Transcribe the data in full and exactly, omitting any pictures.

════════

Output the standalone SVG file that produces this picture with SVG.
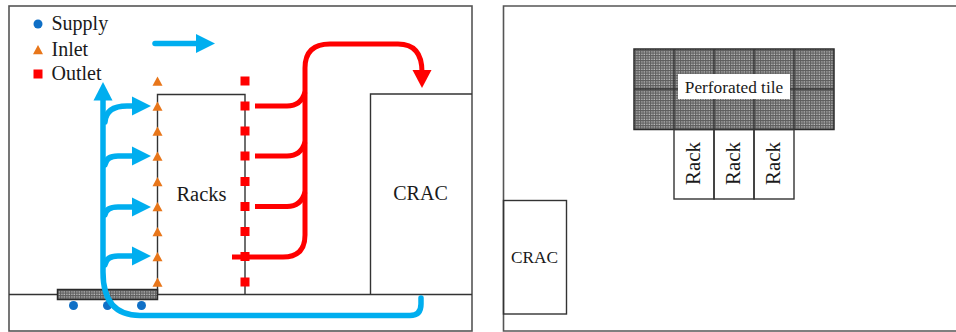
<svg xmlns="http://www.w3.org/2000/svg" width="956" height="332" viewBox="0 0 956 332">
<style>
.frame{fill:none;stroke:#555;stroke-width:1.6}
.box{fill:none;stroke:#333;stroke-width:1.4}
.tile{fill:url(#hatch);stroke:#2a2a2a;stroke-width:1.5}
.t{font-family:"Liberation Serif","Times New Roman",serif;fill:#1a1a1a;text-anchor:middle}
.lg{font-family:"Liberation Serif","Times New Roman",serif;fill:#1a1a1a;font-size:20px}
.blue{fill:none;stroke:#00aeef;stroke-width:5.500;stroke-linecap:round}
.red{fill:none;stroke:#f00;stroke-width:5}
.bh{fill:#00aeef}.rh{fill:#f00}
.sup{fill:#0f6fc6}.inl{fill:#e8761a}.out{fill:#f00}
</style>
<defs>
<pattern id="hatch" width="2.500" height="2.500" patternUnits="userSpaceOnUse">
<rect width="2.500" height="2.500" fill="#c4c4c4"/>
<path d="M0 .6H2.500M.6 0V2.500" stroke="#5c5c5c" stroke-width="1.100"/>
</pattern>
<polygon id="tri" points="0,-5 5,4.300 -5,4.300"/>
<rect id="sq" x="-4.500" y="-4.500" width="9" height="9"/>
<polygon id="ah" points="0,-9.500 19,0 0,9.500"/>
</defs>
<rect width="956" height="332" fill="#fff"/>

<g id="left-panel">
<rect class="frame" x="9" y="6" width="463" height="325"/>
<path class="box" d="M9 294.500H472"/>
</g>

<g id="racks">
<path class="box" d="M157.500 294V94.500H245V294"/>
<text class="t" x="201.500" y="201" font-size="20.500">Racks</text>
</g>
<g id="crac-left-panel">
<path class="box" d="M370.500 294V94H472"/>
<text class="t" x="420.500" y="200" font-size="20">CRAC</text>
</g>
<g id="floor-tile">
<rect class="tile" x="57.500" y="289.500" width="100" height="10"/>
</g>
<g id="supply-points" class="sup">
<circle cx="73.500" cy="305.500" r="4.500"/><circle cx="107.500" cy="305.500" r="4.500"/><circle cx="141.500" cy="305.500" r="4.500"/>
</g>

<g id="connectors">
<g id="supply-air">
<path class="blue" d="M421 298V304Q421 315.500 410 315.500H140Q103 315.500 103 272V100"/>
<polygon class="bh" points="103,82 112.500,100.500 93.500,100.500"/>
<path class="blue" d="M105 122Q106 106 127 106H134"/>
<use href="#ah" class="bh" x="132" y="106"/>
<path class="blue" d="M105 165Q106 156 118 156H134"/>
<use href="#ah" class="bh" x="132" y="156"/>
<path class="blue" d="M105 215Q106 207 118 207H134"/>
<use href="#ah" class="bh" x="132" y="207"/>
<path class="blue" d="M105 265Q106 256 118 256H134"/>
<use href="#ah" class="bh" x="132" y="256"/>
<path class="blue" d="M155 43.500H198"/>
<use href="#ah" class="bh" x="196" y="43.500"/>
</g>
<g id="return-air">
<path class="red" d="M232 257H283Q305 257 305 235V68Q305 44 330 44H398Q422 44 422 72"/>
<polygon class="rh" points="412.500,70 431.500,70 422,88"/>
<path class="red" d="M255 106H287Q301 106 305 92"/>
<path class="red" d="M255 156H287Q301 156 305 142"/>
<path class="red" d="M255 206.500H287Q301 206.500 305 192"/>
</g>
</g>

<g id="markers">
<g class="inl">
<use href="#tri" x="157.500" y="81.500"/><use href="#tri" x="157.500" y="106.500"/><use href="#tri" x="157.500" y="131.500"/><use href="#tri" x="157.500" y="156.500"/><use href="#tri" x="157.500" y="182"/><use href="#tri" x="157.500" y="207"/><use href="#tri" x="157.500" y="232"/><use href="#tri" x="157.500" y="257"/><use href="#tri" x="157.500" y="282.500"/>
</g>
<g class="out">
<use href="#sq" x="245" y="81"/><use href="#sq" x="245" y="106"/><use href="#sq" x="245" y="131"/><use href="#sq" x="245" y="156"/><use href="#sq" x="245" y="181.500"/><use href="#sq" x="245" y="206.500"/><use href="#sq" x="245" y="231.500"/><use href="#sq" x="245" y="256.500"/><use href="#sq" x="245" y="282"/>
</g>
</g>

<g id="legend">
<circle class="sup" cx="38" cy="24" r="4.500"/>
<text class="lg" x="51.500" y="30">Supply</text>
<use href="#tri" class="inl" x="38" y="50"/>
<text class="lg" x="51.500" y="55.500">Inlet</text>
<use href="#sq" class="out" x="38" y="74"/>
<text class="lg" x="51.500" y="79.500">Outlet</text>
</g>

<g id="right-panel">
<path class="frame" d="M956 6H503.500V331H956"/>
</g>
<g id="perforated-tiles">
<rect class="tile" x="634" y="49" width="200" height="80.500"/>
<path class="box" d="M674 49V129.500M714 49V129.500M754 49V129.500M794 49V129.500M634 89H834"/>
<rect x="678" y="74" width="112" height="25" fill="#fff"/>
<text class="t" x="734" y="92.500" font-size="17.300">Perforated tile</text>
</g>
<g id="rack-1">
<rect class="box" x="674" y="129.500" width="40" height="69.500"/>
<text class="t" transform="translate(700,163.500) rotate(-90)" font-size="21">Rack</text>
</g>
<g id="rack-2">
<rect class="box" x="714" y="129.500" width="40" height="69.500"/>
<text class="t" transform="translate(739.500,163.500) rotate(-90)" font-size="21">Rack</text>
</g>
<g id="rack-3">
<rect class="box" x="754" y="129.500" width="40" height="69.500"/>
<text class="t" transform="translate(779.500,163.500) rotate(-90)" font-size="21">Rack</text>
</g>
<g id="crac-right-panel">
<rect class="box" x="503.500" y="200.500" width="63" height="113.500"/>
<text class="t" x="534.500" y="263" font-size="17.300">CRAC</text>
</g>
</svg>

════════

▶ **EXPECTED ANSWER**
Output the standalone SVG file that produces this picture with SVG.
<svg xmlns="http://www.w3.org/2000/svg" width="956" height="332" viewBox="0 0 956 332">
<style>
.frame{fill:none;stroke:#555;stroke-width:1.6}
.box{fill:none;stroke:#333;stroke-width:1.4}
.tile{fill:url(#hatch);stroke:#2a2a2a;stroke-width:1.5}
.t{font-family:"Liberation Serif","Times New Roman",serif;fill:#1a1a1a;text-anchor:middle}
.lg{font-family:"Liberation Serif","Times New Roman",serif;fill:#1a1a1a;font-size:20px}
.blue{fill:none;stroke:#00aeef;stroke-width:5.500;stroke-linecap:round}
.red{fill:none;stroke:#f00;stroke-width:5}
.bh{fill:#00aeef}.rh{fill:#f00}
.sup{fill:#0f6fc6}.inl{fill:#e8761a}.out{fill:#f00}
</style>
<defs>
<pattern id="hatch" width="2.500" height="2.500" patternUnits="userSpaceOnUse">
<rect width="2.500" height="2.500" fill="#c4c4c4"/>
<path d="M0 .6H2.500M.6 0V2.500" stroke="#5c5c5c" stroke-width="1.100"/>
</pattern>
<polygon id="tri" points="0,-5 5,4.300 -5,4.300"/>
<rect id="sq" x="-4.500" y="-4.500" width="9" height="9"/>
<polygon id="ah" points="0,-9.500 19,0 0,9.500"/>
</defs>
<rect width="956" height="332" fill="#fff"/>

<g id="left-panel">
<rect class="frame" x="9" y="6" width="463" height="325"/>
<path class="box" d="M9 294.500H472"/>
</g>

<g id="racks">
<path class="box" d="M157.500 294V94.500H245V294"/>
<text class="t" x="201.500" y="201" font-size="20.500">Racks</text>
</g>
<g id="crac-left-panel">
<path class="box" d="M370.500 294V94H472"/>
<text class="t" x="420.500" y="200" font-size="20">CRAC</text>
</g>
<g id="floor-tile">
<rect class="tile" x="57.500" y="289.500" width="100" height="10"/>
</g>
<g id="supply-points" class="sup">
<circle cx="73.500" cy="305.500" r="4.500"/><circle cx="107.500" cy="305.500" r="4.500"/><circle cx="141.500" cy="305.500" r="4.500"/>
</g>

<g id="connectors">
<g id="supply-air">
<path class="blue" d="M421 298V304Q421 315.500 410 315.500H140Q103 315.500 103 272V100"/>
<polygon class="bh" points="103,82 112.500,100.500 93.500,100.500"/>
<path class="blue" d="M105 122Q106 106 127 106H134"/>
<use href="#ah" class="bh" x="132" y="106"/>
<path class="blue" d="M105 165Q106 156 118 156H134"/>
<use href="#ah" class="bh" x="132" y="156"/>
<path class="blue" d="M105 215Q106 207 118 207H134"/>
<use href="#ah" class="bh" x="132" y="207"/>
<path class="blue" d="M105 265Q106 256 118 256H134"/>
<use href="#ah" class="bh" x="132" y="256"/>
<path class="blue" d="M155 43.500H198"/>
<use href="#ah" class="bh" x="196" y="43.500"/>
</g>
<g id="return-air">
<path class="red" d="M232 257H283Q305 257 305 235V68Q305 44 330 44H398Q422 44 422 72"/>
<polygon class="rh" points="412.500,70 431.500,70 422,88"/>
<path class="red" d="M255 106H287Q301 106 305 92"/>
<path class="red" d="M255 156H287Q301 156 305 142"/>
<path class="red" d="M255 206.500H287Q301 206.500 305 192"/>
</g>
</g>

<g id="markers">
<g class="inl">
<use href="#tri" x="157.500" y="81.500"/><use href="#tri" x="157.500" y="106.500"/><use href="#tri" x="157.500" y="131.500"/><use href="#tri" x="157.500" y="156.500"/><use href="#tri" x="157.500" y="182"/><use href="#tri" x="157.500" y="207"/><use href="#tri" x="157.500" y="232"/><use href="#tri" x="157.500" y="257"/><use href="#tri" x="157.500" y="282.500"/>
</g>
<g class="out">
<use href="#sq" x="245" y="81"/><use href="#sq" x="245" y="106"/><use href="#sq" x="245" y="131"/><use href="#sq" x="245" y="156"/><use href="#sq" x="245" y="181.500"/><use href="#sq" x="245" y="206.500"/><use href="#sq" x="245" y="231.500"/><use href="#sq" x="245" y="256.500"/><use href="#sq" x="245" y="282"/>
</g>
</g>

<g id="legend">
<circle class="sup" cx="38" cy="24" r="4.500"/>
<text class="lg" x="51.500" y="30">Supply</text>
<use href="#tri" class="inl" x="38" y="50"/>
<text class="lg" x="51.500" y="55.500">Inlet</text>
<use href="#sq" class="out" x="38" y="74"/>
<text class="lg" x="51.500" y="79.500">Outlet</text>
</g>

<g id="right-panel">
<path class="frame" d="M956 6H503.500V331H956"/>
</g>
<g id="perforated-tiles">
<rect class="tile" x="634" y="49" width="200" height="80.500"/>
<path class="box" d="M674 49V129.500M714 49V129.500M754 49V129.500M794 49V129.500M634 89H834"/>
<rect x="678" y="74" width="112" height="25" fill="#fff"/>
<text class="t" x="734" y="92.500" font-size="17.300">Perforated tile</text>
</g>
<g id="rack-1">
<rect class="box" x="674" y="129.500" width="40" height="69.500"/>
<text class="t" transform="translate(700,163.500) rotate(-90)" font-size="21">Rack</text>
</g>
<g id="rack-2">
<rect class="box" x="714" y="129.500" width="40" height="69.500"/>
<text class="t" transform="translate(739.500,163.500) rotate(-90)" font-size="21">Rack</text>
</g>
<g id="rack-3">
<rect class="box" x="754" y="129.500" width="40" height="69.500"/>
<text class="t" transform="translate(779.500,163.500) rotate(-90)" font-size="21">Rack</text>
</g>
<g id="crac-right-panel">
<rect class="box" x="503.500" y="200.500" width="63" height="113.500"/>
<text class="t" x="534.500" y="263" font-size="17.300">CRAC</text>
</g>
</svg>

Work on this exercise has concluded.